Israeli Prime Minister Benjamin Netanyahu and senior U.S. officials hail Israel’s normalization accord with United Arab Emirates, one day before historic first commercial flight from Tel Aviv to Abu Dhabi.

Israeli Prime Minister Benjamin Netanyahu hosts U.S. President Donald Trump senior adviser Jared Kushner and U.S. National Security Adviser Robert O’Brien, for a joint press conference ahead of the first commercial flight between Israel and the United Arab Emirates on August 30, 2020. Photo: Amos Ben-Gershom/GPO.
Israeli Prime Minister Benjamin Netanyahu hosts U.S. President Donald Trump senior adviser Jared Kushner and U.S. National Security Adviser Robert O’Brien, for a joint press conference ahead of the first commercial flight between Israel and the United Arab Emirates on August 30, 2020. Photo: Amos Ben-Gershom/GPO.

Israeli Prime Minister Benjamin Netanyahu touted the newly announced normalization deal with the United Arab Emirates as a game-changer for the region that could upend the underlying paradigm previously governing the peace process, at a joint Israeli-American press conference in Jerusalem on Sunday.

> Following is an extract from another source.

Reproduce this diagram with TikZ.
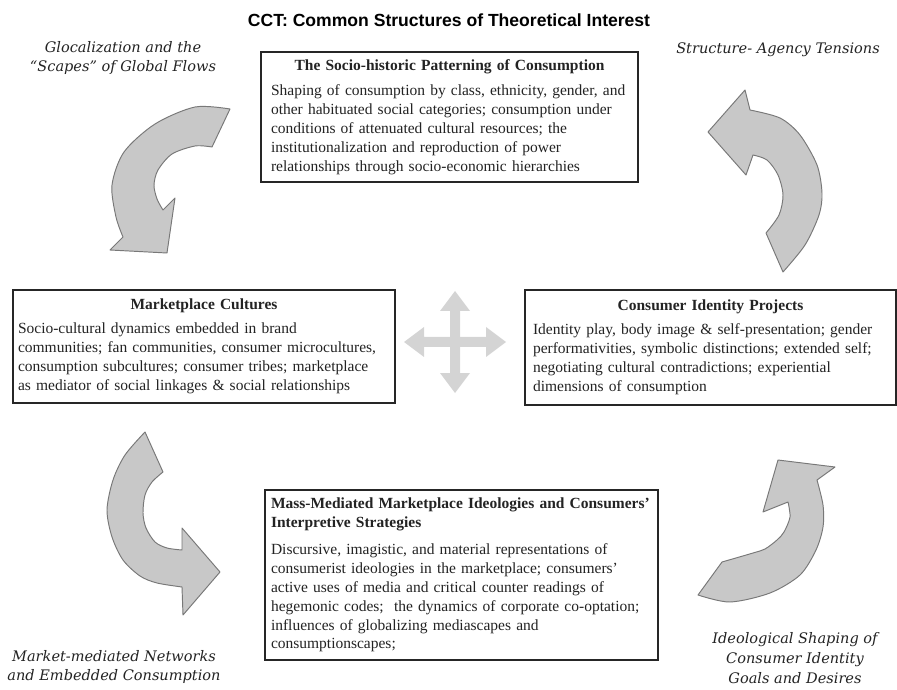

Speaking a day before Israeli and U.S. officials were to board the first-ever direct official commercial flight from Israel to the Emirates, Netanyahu said the agreement would make regional peace a function of mutual interests between parties rather than a byproduct of relations between Israel and Palestinians.

“For far too long, the Palestinians have had a veto on peace, not only between the Palestinians and Israel, but Israel and the Arab states,” said Netanyahu. “If we had to wait for the Palestinians, we would have to wait forever. But no longer.”

Netanyahu reiterated his praise of U.S. President Donald Trump’s “Peace to Prosperity” vision, unveiled in January, saying it would allow Israel to extend its sovereignty to certain areas in Judea and Samaria without requiring the eviction of settlers. “It is the first realistic vision for peace with the Palestinians,” he said.

Netanyahu was joined at the press conference by Jared Kushner, Trump’s senior adviser and son-in-law, and U.S. National Security Adviser Robert O’Brien.

Referring to the chances of peace between Israel and Sunni Muslim Gulf States long-opposed to relations with Israel, Kushner stated, “We worked to defy the odds and achieve something few thought was possible.”

Kushner added that the president’s vision for peace in the war-torn region is “writing a script for a new Middle East.”